Trait 6: An interest for folklore (a la Achille Millien, and the widespread tradton of collecting folk-tales, oral literature and folk-art). Now, this trait is... more complex than the others. The Romantics collected and published folklore and folktales - the brothers Grimm are the most famous example of this practice, and in fact today we like to oppose Perrault, an elitist and courtly author who wrote and invented fairytales, to the Grimm, who collected "authentic" folktales directly from the lower class. But... are Perrault and Grimm so different?
The topic of folklore in French literary fairytales has been wiely discussed and debated - first by Marc Soriano, then by Marc Fumaroli.

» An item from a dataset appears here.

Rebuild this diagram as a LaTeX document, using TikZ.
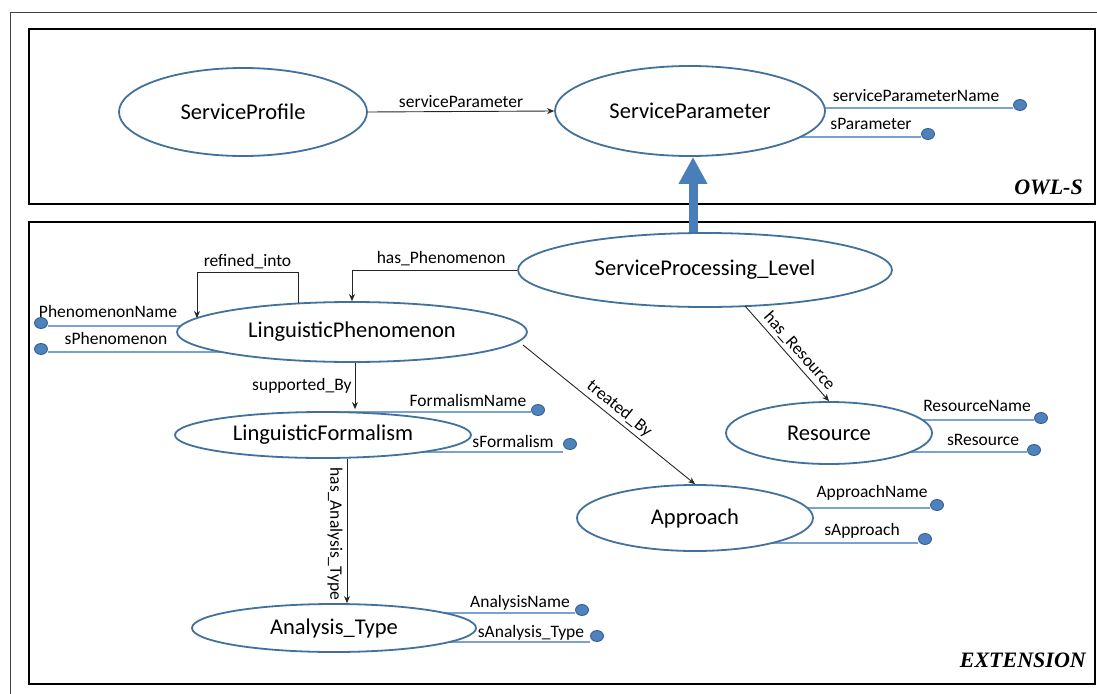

However, when it comes to the angle of medievalism, of the fantasy and phantasm of the Middle-Ages rather than a real influence, the answer is definitively - yes, medieval folklore did play an important part. Take Mademoiselle Lhéritier - when she wrote and published her fairytales, she openly described them as "folktales" that were originally created by medieval literature. In her "Oeuvres mêlées" (her first collection of fairytales), she wrote that, the stories she published were originally the inventions of troubadours, medieval novels that then were passed through the people, became popular culture and folktales - in short, the fairytales she writes in her book are "degraded" versions of medieval literary works. This was her main thesis - and in this theory the people, the "folk" of folktale, was both topraise and blame. To praise for keeping and allowing the survival of these medieval works, to blame for "degrading" and "soiling" this great literature into vulgar and dirty stories. Now, that being said, we know today that, historically speaking, this is an entirely false and absurd belief - but for mademoiselle L'Héritier, it was actually a very plausible and likely theory. Because of one precise phenomenon, most embodied by La Bibliothèque Bleue (The Blue Library) - a famous brand of cheap books sold by peddlers all across France. The Blue Library, like all peddlers-sold literature, were cheap products for a low and poor clientele, uneducated if not illiterate - as a result, what these books did was usually take back a literary work or a famous story of the Middle-Ages, and reprint it in a simplified, heavily-edited or degraded/misunderstood way. If such a big degradation could happen to the most famous novels, it was plausible to understand that folktales of the countryside were just similarly degraded medieval novels we lost the originals of.
Back in the 17th century everybody, no matter the social class, knew of Huon de Bordeaux or the story of Mélusine. They might have been badly edited or misprinted - they were still everywhere. The best-sellers of the time were not "La Princesse de Clèves", "La Clélie" or "L'Astrée" - despite those works being today emblematic of 17th century literature. No, the best-sellers were Huon de Bordeaux, L'Histoire de Mélusine, Renaud de Montauban... When Perrault wanted to mock Boileau, he pointed out in his "Apology of women" that Boileau's work will never reach the same sales as the books of the Blue Library - medieval literature was literaly flooding the masses. The Antique and humanist culture of the time was limited, and for a scholarly audience - medieval literature was massive, but was more of the counter-culture of the Classical age, that had been ignored and made invisible precisely because it was "popular" in the first sense of the term - for the "people". But this was a memory of the Middle-Ages that was perpetuated among the people - especially through women, according to Perrault, women that made themselves the guardians of an old national memory they "passed on". And this was the entire propaganda of the Moderns: they wanted to defend and rehabilitate a national past, a medieval literature, that had survived through the memory of the people and "folk-culture".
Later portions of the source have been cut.